-- Problem details --
Set down every entry again word for word, please, but skip the pictures.

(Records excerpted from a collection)

···

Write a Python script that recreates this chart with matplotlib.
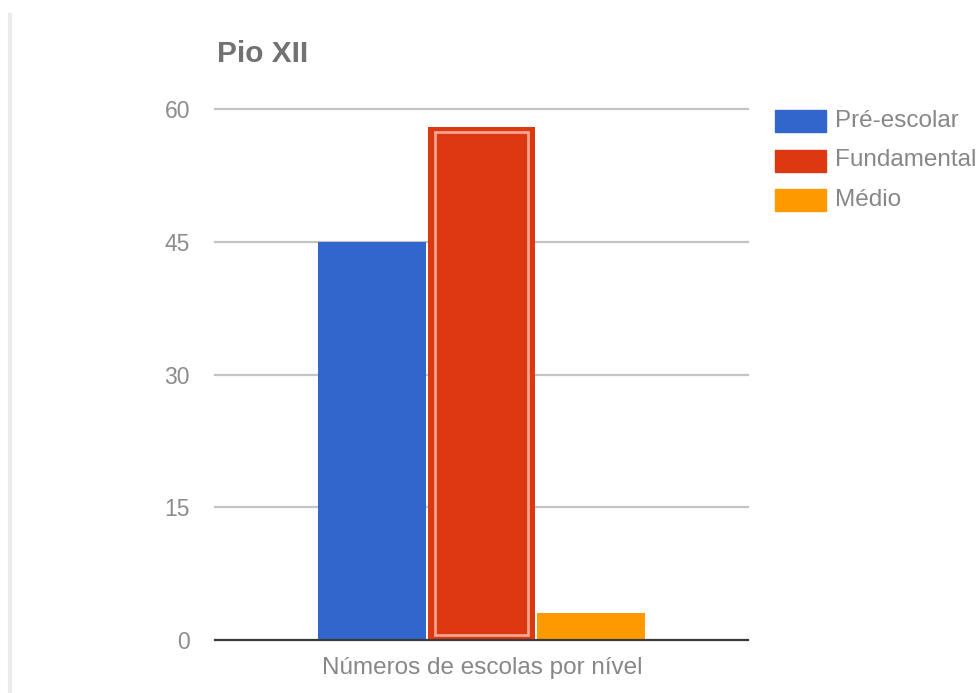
import matplotlib.pyplot as plt
from matplotlib.patches import Rectangle
from matplotlib.lines import Line2D

# Escolas por nível - Pio XII
niveis = ["Pré-escolar", "Fundamental", "Médio"]
escolas = [45, 58, 3]
cores = ["#3366cc", "#dc3912", "#ff9900"]
yticks = [0, 15, 30, 45, 60]
titulo = "Pio XII"
xlabel = "Números de escolas por nível"

plt.rcParams['font.family'] = ['Liberation Sans', 'DejaVu Sans']
texto = "#878787"

fig = plt.figure(figsize=(9.76, 6.93), dpi=100)
ax = fig.add_axes([215/976, 1-640/693, 533/976, 531/693])

pos = list(range(len(niveis)))
bars = ax.bar(pos, escolas, width=0.98, color=cores, zorder=3)

# barra selecionada (Fundamental) com contorno claro interno
sel = 1
px_x = 3.435*2/533   # unidades de dados por pixel (x)
px_y = 60/531        # unidades de dados por pixel (y)
b = bars[sel]
ax.add_patch(Rectangle((b.get_x()+5*px_x, 5*px_y), b.get_width()-10*px_x,
                       escolas[sel]-10*px_y, fill=False, edgecolor="#f2a58f",
                       linewidth=2, zorder=4))

ax.set_xlim(-1.435, 3.435)
ax.set_ylim(0, 60)
ax.set_yticks(yticks)
ax.set_xticks([])
for t in yticks[1:]:
    ax.axhline(t, color="#c4c4c4", linewidth=1.6, zorder=1, clip_on=False)
ax.axhline(0, color="#3a3a3a", linewidth=1.6, zorder=5, clip_on=False)
for s in ax.spines.values():
    s.set_visible(False)
ax.tick_params(axis='y', length=0, pad=18, labelsize=16.5, labelcolor="#8c8c8c")

fig.text(482/976, 1-668/693, xlabel, ha='center', va='center',
         fontsize=17.5, color=texto)
fig.text(217/976, 1-54/693, titulo, ha='left', va='center',
         fontsize=21.5, fontweight='bold', color="#727272")

# legenda
for i, (nome, cor) in enumerate(zip(niveis, cores)):
    yc = 121 + i*39.5
    fig.patches.append(Rectangle((775/976, 1-(yc+11)/693), 51/976, 22/693,
                                 transform=fig.transFigure, color=cor))
    fig.text(835/976, 1-yc/693, nome, ha='left', va='center',
             fontsize=17.5, color=texto)

# borda cinza à esquerda
fig.add_artist(Line2D([10/976, 10/976], [0, 1-15/693], transform=fig.transFigure,
                      color="#ececec", linewidth=3))

fig.savefig("out.png", dpi=100)
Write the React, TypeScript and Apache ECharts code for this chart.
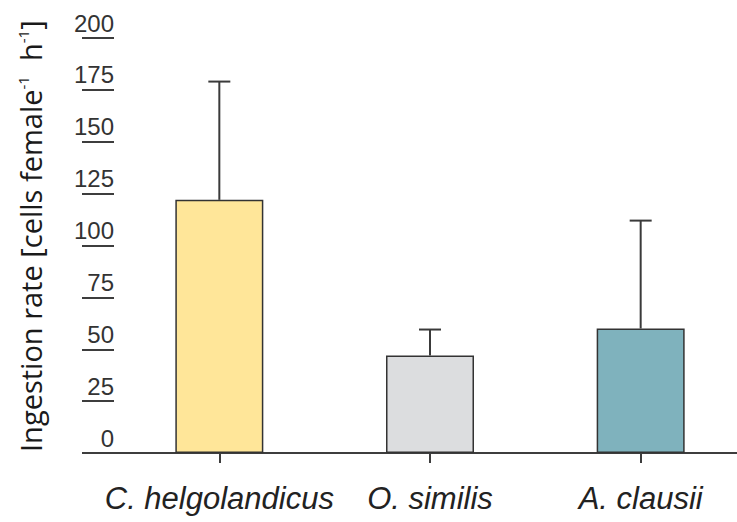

···

-- Result of this task --
Write a Python script that recreates this chart with matplotlib.
import matplotlib.pyplot as plt
from matplotlib.patches import Rectangle
from matplotlib.lines import Line2D

# Escolas por nível - Pio XII
niveis = ["Pré-escolar", "Fundamental", "Médio"]
escolas = [45, 58, 3]
cores = ["#3366cc", "#dc3912", "#ff9900"]
yticks = [0, 15, 30, 45, 60]
titulo = "Pio XII"
xlabel = "Números de escolas por nível"

plt.rcParams['font.family'] = ['Liberation Sans', 'DejaVu Sans']
texto = "#878787"

fig = plt.figure(figsize=(9.76, 6.93), dpi=100)
ax = fig.add_axes([215/976, 1-640/693, 533/976, 531/693])

pos = list(range(len(niveis)))
bars = ax.bar(pos, escolas, width=0.98, color=cores, zorder=3)

# barra selecionada (Fundamental) com contorno claro interno
sel = 1
px_x = 3.435*2/533   # unidades de dados por pixel (x)
px_y = 60/531        # unidades de dados por pixel (y)
b = bars[sel]
ax.add_patch(Rectangle((b.get_x()+5*px_x, 5*px_y), b.get_width()-10*px_x,
                       escolas[sel]-10*px_y, fill=False, edgecolor="#f2a58f",
                       linewidth=2, zorder=4))

ax.set_xlim(-1.435, 3.435)
ax.set_ylim(0, 60)
ax.set_yticks(yticks)
ax.set_xticks([])
for t in yticks[1:]:
    ax.axhline(t, color="#c4c4c4", linewidth=1.6, zorder=1, clip_on=False)
ax.axhline(0, color="#3a3a3a", linewidth=1.6, zorder=5, clip_on=False)
for s in ax.spines.values():
    s.set_visible(False)
ax.tick_params(axis='y', length=0, pad=18, labelsize=16.5, labelcolor="#8c8c8c")

fig.text(482/976, 1-668/693, xlabel, ha='center', va='center',
         fontsize=17.5, color=texto)
fig.text(217/976, 1-54/693, titulo, ha='left', va='center',
         fontsize=21.5, fontweight='bold', color="#727272")

# legenda
for i, (nome, cor) in enumerate(zip(niveis, cores)):
    yc = 121 + i*39.5
    fig.patches.append(Rectangle((775/976, 1-(yc+11)/693), 51/976, 22/693,
                                 transform=fig.transFigure, color=cor))
    fig.text(835/976, 1-yc/693, nome, ha='left', va='center',
             fontsize=17.5, color=texto)

# borda cinza à esquerda
fig.add_artist(Line2D([10/976, 10/976], [0, 1-15/693], transform=fig.transFigure,
                      color="#ececec", linewidth=3))

fig.savefig("out.png", dpi=100)
Write the React, TypeScript and Apache ECharts code for this chart.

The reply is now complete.